Kilgore v. Transportation Ins. Co. [10/27/08] 2008 MTWCC 47 Where Respondent moved to introduce a proposed exhibit and sought a post-trial deposition for impeachment and/or rebuttal purposes, the Court concluded that Respondent sought to introduce untimely disclosed evidence in order to fundamentally alter the issues that were incorporated into the Pretrial Order as agreed to at the pretrial conference. If the Court allowed the admission of such evidence under the guise of impeachment or rebuttal evidence, it would effectively negate the fundamental purpose of a Pretrial Order which is to simplify issues, prevent surprise, and allow the parties to prepare for trial based on the Pretrial Order.
Kilgore v. Transportation Ins. Co. [10/27/08] 2008 MTWCC 47 At the time of the pretrial conference, the parties stipulated that the 1987 statutes applied to Petitioner’s claim, finalized the language in the final Pretrial Order, and agreed on the determinative issues for the Court’s consideration. After the conference, Respondent sought to amend the Pretrial Order and introduce a previously undisclosed exhibit. The Court found no good cause for Respondent’s untimely disclosure of the evidence nor for the requested amendment to the Pretrial Order.
Lanes v. Montana State Fund [09/10/07] 2007 MTWCC 39 Notwithstanding Petitioner’s failure to file a particularization of the grounds upon which he bases his request for attorney fees and a penalty as required by the Court’s Scheduling Order, the issue of whether Petitioner was entitled to attorney fees and a penalty was set forth in the Pre-Trial Order. The Pre-Trial Order supersedes all other pleadings and controls the course of the trial. ARM 24.5.318(6). Therefore, these issues were properly before the Court and determined on their merits.
Feather v. UEF [03/28/05] 2005 MTWCC 15 Even though a party represents herself, the Court cannot inject and consider issues which are not within the scope of even the broadest or most liberal construction of the issues framed in the pleadings and Pretrial Order.
Hand v. UEF [2/13/04] 2003 MTWCC 9 Where the pretrial listed a defense among the respondent's contentions, and the defense was in fact argued in the petitioner's post-trial brief, it was not error for the Court to consider the defense.

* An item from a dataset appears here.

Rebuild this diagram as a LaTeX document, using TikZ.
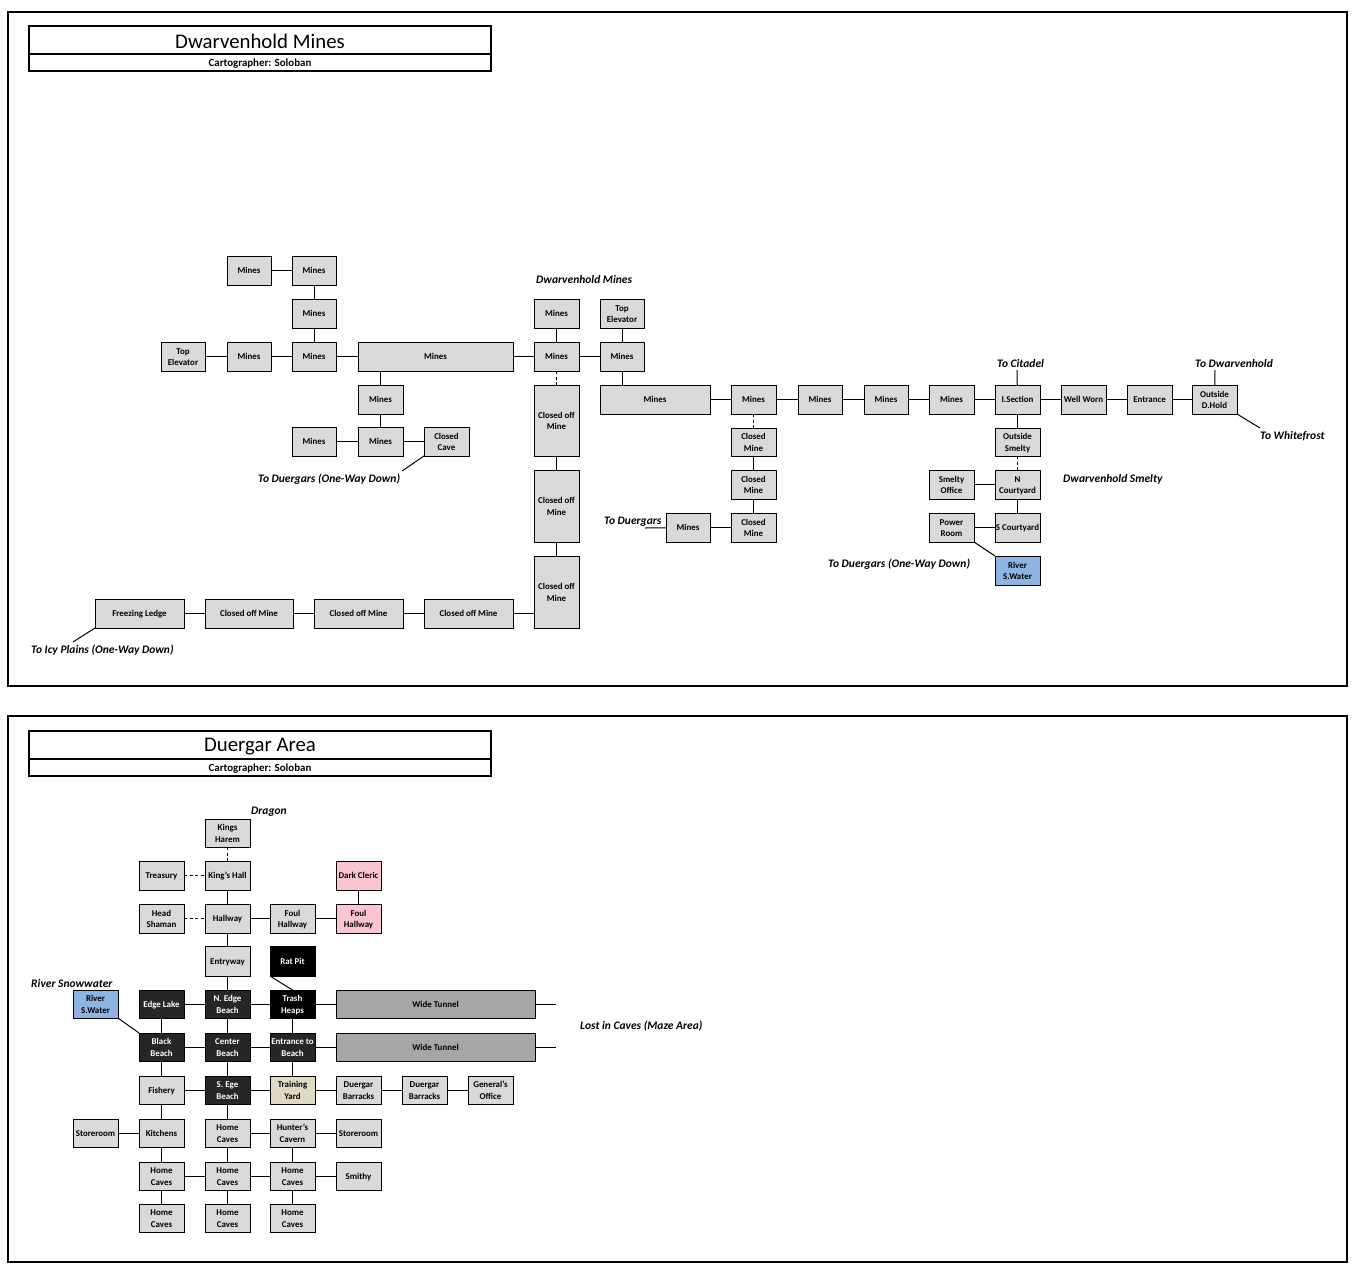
\documentclass[tikz,border=0pt]{standalone}
\usepackage{fontspec}
\setmainfont{Carlito}
\definecolor{roomgrey}{HTML}{D9D9D9}
\definecolor{beach}{HTML}{262626}
\definecolor{tunnel}{HTML}{A6A6A6}
\definecolor{river}{HTML}{8EB4E3}
\definecolor{cleric}{HTML}{FAC5D0}
\definecolor{yard}{HTML}{DDD9C3}
\tikzset{
  room/.style={draw=black,line width=1pt,fill=roomgrey,inner sep=0pt,outer sep=0pt,
    font=\fontsize{8.9}{11.6}\selectfont\bfseries},
  dark/.style={fill=beach,text=white},
  blackroom/.style={fill=black,text=white},
  wide/.style={fill=tunnel},
  water/.style={fill=river},
  pink/.style={fill=cleric},
  sand/.style={fill=yard},
  frame/.style={draw=black,line width=2pt},
  titlebox/.style={draw=black,line width=2pt,inner sep=0pt,outer sep=0pt,minimum width=462pt,align=center},
  link/.style={draw=black,line width=1pt},
  hidden/.style={link,dashed,dash pattern=on 3pt off 2.5pt},
  note/.style={inner sep=0pt,font=\fontsize{11.5}{12}\selectfont\bfseries\itshape,anchor=west,yshift=-1pt},
}
\newcommand{\dropped}[2]{\raisebox{-#1pt}[\height][\depth]{#2}}
\newcommand{\rn}[7][]{%
  \pgfmathsetmacro\cxx{(#3+#4)/2}\pgfmathsetmacro\cyy{(#5+#6)/2}%
  \pgfmathsetmacro\ww{#4-#3}\pgfmathsetmacro\hh{#6-#5}%
  \node[room,#1,minimum width=\ww pt,minimum height=\hh pt] (#2) at (\cxx,\cyy)
    {\dropped{1}{\begin{tabular}{@{}c@{}}#7\end{tabular}}};}
\begin{document}
\begin{tikzpicture}[x=1pt,y=-1pt]
\useasboundingbox (0,0) rectangle (1369,1277);
\fill[white] (0,0) rectangle (1369,1277);
\draw[frame] (8,12) rectangle (1347,686);
\draw[frame] (8,716) rectangle (1347,1262);
% ---- titles
\node[titlebox,minimum height=28.5pt,font=\fontsize{20.8}{22}\selectfont] (title1) at (260,40) {\dropped{1.5}{Dwarvenhold Mines}};
\node[titlebox,minimum height=16.5pt,font=\fontsize{10.9}{11}\selectfont\bfseries] (sub1) at (260,62.5) {\dropped{1}{Cartographer: Soloban}};
\node[titlebox,minimum height=28.5pt,font=\fontsize{20.8}{22}\selectfont] (title2) at (260,745) {\dropped{1.5}{Duergar Area}};
\node[titlebox,minimum height=16.5pt,font=\fontsize{10.9}{11}\selectfont\bfseries] (sub2) at (260,767.5) {\dropped{1}{Cartographer: Soloban}};
% ---- Dwarvenhold Mines: rooms
\rn{a1}{227}{271}{256}{285}{Mines}
\rn{a2}{292}{336}{256}{285}{Mines}
\rn{a3}{292}{336}{299}{328}{Mines}
\rn{te1}{161}{205}{342}{371}{Top\\Elevator}
\rn{a4}{227}{271}{342}{371}{Mines}
\rn{a5}{292}{336}{342}{371}{Mines}
\rn{a6}{358}{513}{342}{371}{Mines}
\rn{a7}{358}{403}{385}{414}{Mines}
\rn{a8}{292}{336}{427}{456}{Mines}
\rn{a9}{358}{403}{427}{456}{Mines}
\rn{cc}{424}{469}{427}{456}{Closed\\Cave}
\rn{b1}{534}{579}{299}{328}{Mines}
\rn{b2}{534}{579}{342}{371}{Mines}
\rn{co1}{534}{579}{385}{456}{Closed off\\Mine}
\rn{co2}{534}{579}{470}{542}{Closed off\\Mine}
\rn{co3}{534}{579}{556}{628}{Closed off\\Mine}
\rn{co4}{424}{513}{599}{628}{Closed off Mine}
\rn{co5}{314}{403}{599}{628}{Closed off Mine}
\rn{co6}{205}{293}{599}{628}{Closed off Mine}
\rn{fl}{95}{184}{599}{628}{Freezing Ledge}
\rn{te2}{600}{644}{299}{328}{Top\\Elevator}
\rn{c1}{600}{644}{342}{371}{Mines}
\rn{c2}{600}{710}{385}{414}{Mines}
\rn{c3}{731}{776}{385}{414}{Mines}
\rn{c4}{798}{842}{385}{414}{Mines}
\rn{c5}{864}{908}{385}{414}{Mines}
\rn{c6}{929}{974}{385}{414}{Mines}
\rn{is}{995}{1040}{385}{414}{I.Section}
\rn{ww}{1061}{1106}{385}{414}{Well Worn}
\rn{en}{1127}{1172}{385}{414}{Entrance}
\rn{od}{1192}{1237}{385}{414}{Outside\\D.Hold}
\rn{cm1}{731}{776}{428}{456}{Closed\\Mine}
\rn{cm2}{731}{776}{470}{499}{Closed\\Mine}
\rn{cm3}{731}{776}{513}{542}{Closed\\Mine}
\rn{d1}{666}{710}{513}{542}{Mines}
\rn{os}{995}{1040}{428}{456}{Outside\\Smelty}
\rn{nc}{995}{1040}{470}{499}{N\\Courtyard}
\rn{so}{929}{974}{470}{499}{Smelty\\Office}
\rn{sc}{995}{1040}{513}{542}{S Courtyard}
\rn{pr}{929}{974}{513}{542}{Power\\Room}
\rn[water]{rv1}{995}{1040}{556}{585}{River\\S.Water}
% ---- Dwarvenhold Mines: free ends
\coordinate (fCit) at (1017,370);
\coordinate (fDw) at (1215,370);
\coordinate (fWh) at (1260,428);
\coordinate (fDu1) at (402,471);
\coordinate (fIcy) at (73,642);
\coordinate (fDu2) at (645,528);
% ---- Dwarvenhold Mines: links
\draw[link] (a1) -- (a2);
\draw[link] (a2) -- (a3);
\draw[link] (a3) -- (a5);
\draw[link] (te1) -- (a4);
\draw[link] (a4) -- (a5);
\draw[link] (a5) -- (a6);
\draw[link] (a6) -- (b2);
\draw[link] (a6.south -| a7.north) -- (a7.north);
\draw[link] (a7) -- (a9);
\draw[link] (a8) -- (a9);
\draw[link] (a9) -- (cc);
\draw[link] (cc.south west) -- (fDu1);
\draw[link] (b1) -- (b2);
\draw[link] (b2) -- (c1);
\draw[hidden] (b2) -- (co1);
\draw[link] (co1) -- (co2);
\draw[link] (co2) -- (co3);
\draw[link] (co4.east) -- (co3.west |- co4.east);
\draw[link] (co5) -- (co4);
\draw[link] (co6) -- (co5);
\draw[link] (fl) -- (co6);
\draw[link] (fl.south west) -- (fIcy);
\draw[link] (te2) -- (c1);
\draw[link] (c1.south) -- (c2.north -| c1.south);
\draw[link] (c2) -- (c3);
\draw[link] (c3) -- (c4);
\draw[link] (c4) -- (c5);
\draw[link] (c5) -- (c6);
\draw[link] (c6) -- (is);
\draw[link] (is) -- (ww);
\draw[link] (ww) -- (en);
\draw[link] (en) -- (od);
\draw[link] (is) -- (fCit);
\draw[link] (od) -- (fDw);
\draw[link] (od.south east) -- (fWh);
\draw[hidden] (c3) -- (cm1);
\draw[link] (cm1) -- (cm2);
\draw[link] (cm2) -- (cm3);
\draw[link] (d1) -- (cm3);
\draw[link] (d1) -- (fDu2);
\draw[link] (is) -- (os);
\draw[hidden] (os) -- (nc);
\draw[link] (so) -- (nc);
\draw[link] (nc) -- (sc);
\draw[link] (pr) -- (sc);
\draw[link] (pr.south east) -- (rv1.north west);
% ---- Dwarvenhold Mines: labels
\node[note] (l1) at (536,279) {Dwarvenhold Mines};
\node[note] (l2) at (258,478) {To Duergars (One-Way Down)};
\node[note] (l3) at (31,649) {To Icy Plains (One-Way Down)};
\node[note] (l4) at (604,521) {To Duergars};
\node[note] (l5) at (828,563) {To Duergars (One-Way Down)};
\node[note] (l6) at (1063,478) {Dwarvenhold Smelty};
\node[note] (l7) at (997,363) {To Citadel};
\node[note] (l8) at (1195,363) {To Dwarvenhold};
\node[note] (l9) at (1260,435) {To Whitefrost};
% ---- Duergar Area: rooms
\rn{kh}{205}{250}{819}{847}{Kings\\Harem}
\rn{tr}{139}{184}{861}{890}{Treasury}
\rn{kg}{205}{250}{861}{890}{King's Hall}
\rn[pink]{dc}{336}{381}{861}{890}{Dark Cleric}
\rn{hs}{139}{184}{904}{933}{Head\\Shaman}
\rn{hw}{205}{250}{904}{933}{Hallway}
\rn{fh1}{270}{315}{904}{933}{Foul\\Hallway}
\rn[pink]{fh2}{336}{381}{904}{933}{Foul\\Hallway}
\rn{ey}{205}{250}{946}{976}{Entryway}
\rn[blackroom]{rp}{270}{315}{946}{976}{Rat Pit}
\rn[water]{rv2}{73}{118}{990}{1018}{River\\S.Water}
\rn[dark]{el}{139}{184}{990}{1018}{Edge Lake}
\rn[dark]{ne}{205}{250}{990}{1018}{N. Edge\\Beach}
\rn[blackroom]{th}{270}{315}{990}{1018}{Trash\\Heaps}
\rn[wide]{wt1}{336}{535}{990}{1018}{Wide Tunnel}
\rn[dark]{bb}{139}{184}{1033}{1061}{Black\\Beach}
\rn[dark]{cb}{205}{250}{1033}{1061}{Center\\Beach}
\rn[dark]{eb}{270}{315}{1033}{1061}{Entrance to\\Beach}
\rn[wide]{wt2}{336}{535}{1033}{1061}{Wide Tunnel}
\rn{fi}{139}{184}{1076}{1104}{Fishery}
\rn[dark]{se}{205}{250}{1076}{1104}{S. Ege\\Beach}
\rn[sand]{ty}{270}{315}{1076}{1104}{Training\\Yard}
\rn{db1}{336}{381}{1076}{1104}{Duergar\\Barracks}
\rn{db2}{402}{447}{1076}{1104}{Duergar\\Barracks}
\rn{go}{468}{513}{1076}{1104}{General's\\Office}
\rn{st1}{73}{118}{1119}{1147}{Storeroom}
\rn{ki}{139}{184}{1119}{1147}{Kitchens}
\rn{hc1}{205}{250}{1119}{1147}{Home\\Caves}
\rn{hu}{270}{315}{1119}{1147}{Hunter's\\Cavern}
\rn{st2}{336}{381}{1119}{1147}{Storeroom}
\rn{hc2}{139}{184}{1162}{1190}{Home\\Caves}
\rn{hc3}{205}{250}{1162}{1190}{Home\\Caves}
\rn{hc4}{270}{315}{1162}{1190}{Home\\Caves}
\rn{sm}{336}{381}{1162}{1190}{Smithy}
\rn{hc5}{139}{184}{1204}{1232}{Home\\Caves}
\rn{hc6}{205}{250}{1204}{1232}{Home\\Caves}
\rn{hc7}{270}{315}{1204}{1232}{Home\\Caves}
% ---- Duergar Area: free ends
\coordinate (fW1) at (556,1004);
\coordinate (fW2) at (556,1047);
% ---- Duergar Area: links
\draw[hidden] (kh) -- (kg);
\draw[hidden] (tr) -- (kg);
\draw[link] (kg) -- (hw);
\draw[link] (dc) -- (fh2);
\draw[hidden] (hs) -- (hw);
\draw[link] (hw) -- (fh1);
\draw[link] (fh1) -- (fh2);
\draw[link] (hw) -- (ey);
\draw[link] (ey) -- (ne);
\draw[link] (rp.south west) -- (th.north);
\draw[link] (rv2.south east) -- (bb.north west);
\draw[link] (el) -- (ne);
\draw[link] (ne) -- (th);
\draw[link] (th) -- (wt1);
\draw[link] (wt1) -- (fW1);
\draw[link] (el) -- (bb);
\draw[link] (ne) -- (cb);
\draw[link] (th) -- (eb);
\draw[link] (bb) -- (cb);
\draw[link] (cb) -- (eb);
\draw[link] (eb) -- (wt2);
\draw[link] (wt2) -- (fW2);
\draw[link] (bb) -- (fi);
\draw[link] (cb) -- (se);
\draw[link] (eb) -- (ty);
\draw[link] (fi) -- (se);
\draw[link] (se) -- (ty);
\draw[link] (ty) -- (db1);
\draw[link] (db1) -- (db2);
\draw[link] (db2) -- (go);
\draw[link] (fi) -- (ki);
\draw[link] (se) -- (hc1);
\draw[link] (st1) -- (ki);
\draw[link] (hc1) -- (hu);
\draw[link] (hu) -- (st2);
\draw[link] (ki) -- (hc2);
\draw[link] (hc1) -- (hc3);
\draw[link] (hu) -- (hc4);
\draw[link] (hc2) -- (hc3);
\draw[link] (hc3) -- (hc4);
\draw[link] (hc4) -- (sm);
\draw[link] (hc2) -- (hc5);
\draw[link] (hc3) -- (hc6);
\draw[link] (hc4) -- (hc7);
% ---- Duergar Area: labels
\node[note] (l10) at (251,811) {Dragon};
\node[note] (l11) at (31,982) {River Snowwater};
\node[note] (l12) at (580,1025) {Lost in Caves (Maze Area)};
\end{tikzpicture}
\end{document}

The purpose of the pretrial order is to assure that the parties have notice of the issues, and the pretrial order in this case, though not perfect, gave petitioner adequate notice of the UEF's defense.
McFerran v. Consolidated Freightways [10/21/99] 1999 MTWCC 63 Trial setting vacated where parties did not comply with discovery deadlines and rules set out in WCC rules and orders. If objecting to late information, claimant should have noted that objection in the Pretrial Order. Litigation in the WCC is not a game of hide the ball.

Fjelstad v. Fireman's Fund [10/15/99] 1999 MTWCC 62 Insurer moved to vacate trial setting because claimant sought to include in Pretrial Order issues not framed by petition and not mediated. Motion granted where claimant has raised new issues, such as that the settlement agreement should be reopened on grounds the insurer caused claimant mental distress, breached a fiduciary duty to him, or engaged in fraud. While newly articulated legal arguments or theories may often lie within the issues alleged in the petition, these new allegations are fact-based contentions not framed by the pleadings or subjected to full discovery. If claimant wants to litigate these issues, they must be mediated and a motion to amend filed in the WCC.

Wall v. National Union Fire Ins. Co. [2/24/98] 1998 MTWCC 11 Where counsel failed to note objections to exhibits in Pretrial Order as required by ARM 24.5.318, exhibits admitted despite objections voiced at trial.